Task: Restate the data word for word and leave the images out.

# Start of Data provided

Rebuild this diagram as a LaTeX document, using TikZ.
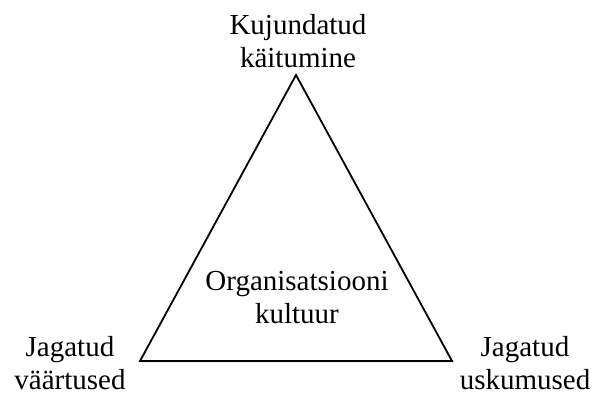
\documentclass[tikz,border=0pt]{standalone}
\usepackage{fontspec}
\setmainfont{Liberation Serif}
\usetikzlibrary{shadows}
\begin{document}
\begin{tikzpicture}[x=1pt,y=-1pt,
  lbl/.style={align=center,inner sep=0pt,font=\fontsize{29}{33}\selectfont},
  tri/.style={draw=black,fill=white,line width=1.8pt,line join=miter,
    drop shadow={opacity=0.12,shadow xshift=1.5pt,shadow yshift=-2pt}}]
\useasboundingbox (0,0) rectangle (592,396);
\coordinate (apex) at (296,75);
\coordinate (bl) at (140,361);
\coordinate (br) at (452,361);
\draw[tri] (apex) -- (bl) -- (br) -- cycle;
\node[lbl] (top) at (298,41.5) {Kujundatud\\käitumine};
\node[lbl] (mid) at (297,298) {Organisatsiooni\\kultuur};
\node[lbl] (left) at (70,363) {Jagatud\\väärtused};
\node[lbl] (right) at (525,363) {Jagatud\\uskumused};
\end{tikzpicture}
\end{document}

# End of Data provided

Solution to this exercise:
Rebuild this diagram as a LaTeX document, using TikZ.
\documentclass[tikz,border=0pt]{standalone}
\usepackage{fontspec}
\setmainfont{Liberation Serif}
\usetikzlibrary{shadows}
\begin{document}
\begin{tikzpicture}[x=1pt,y=-1pt,
  lbl/.style={align=center,inner sep=0pt,font=\fontsize{29}{33}\selectfont},
  tri/.style={draw=black,fill=white,line width=1.8pt,line join=miter,
    drop shadow={opacity=0.12,shadow xshift=1.5pt,shadow yshift=-2pt}}]
\useasboundingbox (0,0) rectangle (592,396);
\coordinate (apex) at (296,75);
\coordinate (bl) at (140,361);
\coordinate (br) at (452,361);
\draw[tri] (apex) -- (bl) -- (br) -- cycle;
\node[lbl] (top) at (298,41.5) {Kujundatud\\käitumine};
\node[lbl] (mid) at (297,298) {Organisatsiooni\\kultuur};
\node[lbl] (left) at (70,363) {Jagatud\\väärtused};
\node[lbl] (right) at (525,363) {Jagatud\\uskumused};
\end{tikzpicture}
\end{document}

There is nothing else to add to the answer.